### Short problem
Repeat the listing word for word. No pictures belong in the copy.

### Supplied material
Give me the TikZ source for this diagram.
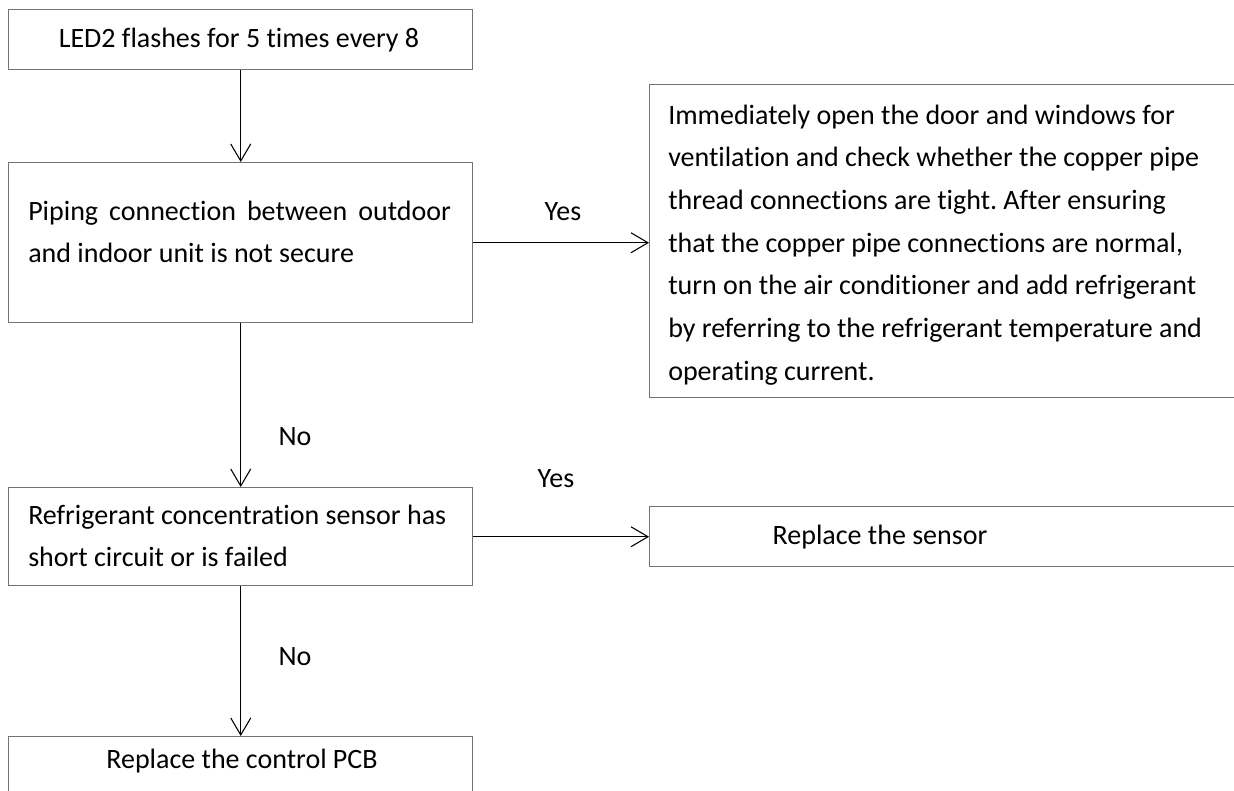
\documentclass[tikz,border=0pt]{standalone}
\usepackage{fontspec}
\setmainfont{Carlito}[Ligatures={NoCommon}]
\usetikzlibrary{arrows.meta}
\frenchspacing
\begin{document}
\begin{tikzpicture}[x=0.75pt,y=-0.75pt,
  box/.style={draw=black!55, line width=1.1pt, inner sep=0pt, anchor=north west},
  txt/.style={inner sep=0pt, font=\fontsize{21}{32}\selectfont},
  arr/.style={draw=black, line width=0.8pt, -{Straight Barb[length=12.75pt,width=15pt,line width=0.8pt]}},
]
\useasboundingbox (0,0) rectangle (1234,791);
\clip (0,0) rectangle (1234,791);
\fill[white] (0,0) rectangle (1234,791);
% boxes
\node[box, minimum width=348pt, minimum height=45pt] (b1) at (8,9) {};
\node[box, minimum width=348pt, minimum height=120pt] (b2) at (8,162) {};
\node[box, minimum width=525pt, minimum height=234.75pt] (b3) at (649,84) {};
\node[box, minimum width=348pt, minimum height=73.5pt] (b4) at (8,487) {};
\node[box, minimum width=525pt, minimum height=45pt] (b5) at (649,506) {};
\node[box, minimum width=348pt, minimum height=75pt] (b6) at (8,736) {};
% texts
\node[txt] (t1) at (239,40) {LED2 flashes for 5 times every 8};
\node[txt, anchor=west, align=left] (t2) at (28,232) {\makebox[317pt][s]{Piping connection between outdoor}\\and indoor unit is not secure};
\node[txt, anchor=west, align=left] (t3) at (668,245) {Immediately open the door and windows for\\ventilation and check whether the copper pipe\\thread connections are tight. After ensuring\\that the copper pipe connections are normal,\\turn on the air conditioner and add refrigerant\\by referring to the refrigerant temperature and\\operating current.};
\node[txt, anchor=west, align=left] (t4) at (28,536) {Refrigerant concentration sensor has\\short circuit or is failed};
\node[txt] (t5) at (880,537) {Replace the sensor};
\node[txt] (t6) at (242,761) {Replace the control PCB};
% labels
\node[txt] (y1) at (563,212) {Yes};
\node[txt] (n1) at (295,437) {No};
\node[txt] (y2) at (556,479) {Yes};
\node[txt] (n2) at (295,657) {No};
% connectors
\draw[arr] (b1.south) -- (b2.north);
\draw[arr] (b2.east) -- (b2.east -| b3.west);
\draw[arr] (b2.south) -- (b4.north);
\draw[arr] (b4.east) -- (b4.east -| b5.west);
\draw[arr] (b4.south) -- (b6.north);
\end{tikzpicture}
\end{document}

### Correct response
Give me the TikZ source for this diagram.
\documentclass[tikz,border=0pt]{standalone}
\usepackage{fontspec}
\setmainfont{Carlito}[Ligatures={NoCommon}]
\usetikzlibrary{arrows.meta}
\frenchspacing
\begin{document}
\begin{tikzpicture}[x=0.75pt,y=-0.75pt,
  box/.style={draw=black!55, line width=1.1pt, inner sep=0pt, anchor=north west},
  txt/.style={inner sep=0pt, font=\fontsize{21}{32}\selectfont},
  arr/.style={draw=black, line width=0.8pt, -{Straight Barb[length=12.75pt,width=15pt,line width=0.8pt]}},
]
\useasboundingbox (0,0) rectangle (1234,791);
\clip (0,0) rectangle (1234,791);
\fill[white] (0,0) rectangle (1234,791);
% boxes
\node[box, minimum width=348pt, minimum height=45pt] (b1) at (8,9) {};
\node[box, minimum width=348pt, minimum height=120pt] (b2) at (8,162) {};
\node[box, minimum width=525pt, minimum height=234.75pt] (b3) at (649,84) {};
\node[box, minimum width=348pt, minimum height=73.5pt] (b4) at (8,487) {};
\node[box, minimum width=525pt, minimum height=45pt] (b5) at (649,506) {};
\node[box, minimum width=348pt, minimum height=75pt] (b6) at (8,736) {};
% texts
\node[txt] (t1) at (239,40) {LED2 flashes for 5 times every 8};
\node[txt, anchor=west, align=left] (t2) at (28,232) {\makebox[317pt][s]{Piping connection between outdoor}\\and indoor unit is not secure};
\node[txt, anchor=west, align=left] (t3) at (668,245) {Immediately open the door and windows for\\ventilation and check whether the copper pipe\\thread connections are tight. After ensuring\\that the copper pipe connections are normal,\\turn on the air conditioner and add refrigerant\\by referring to the refrigerant temperature and\\operating current.};
\node[txt, anchor=west, align=left] (t4) at (28,536) {Refrigerant concentration sensor has\\short circuit or is failed};
\node[txt] (t5) at (880,537) {Replace the sensor};
\node[txt] (t6) at (242,761) {Replace the control PCB};
% labels
\node[txt] (y1) at (563,212) {Yes};
\node[txt] (n1) at (295,437) {No};
\node[txt] (y2) at (556,479) {Yes};
\node[txt] (n2) at (295,657) {No};
% connectors
\draw[arr] (b1.south) -- (b2.north);
\draw[arr] (b2.east) -- (b2.east -| b3.west);
\draw[arr] (b2.south) -- (b4.north);
\draw[arr] (b4.east) -- (b4.east -| b5.west);
\draw[arr] (b4.south) -- (b6.north);
\end{tikzpicture}
\end{document}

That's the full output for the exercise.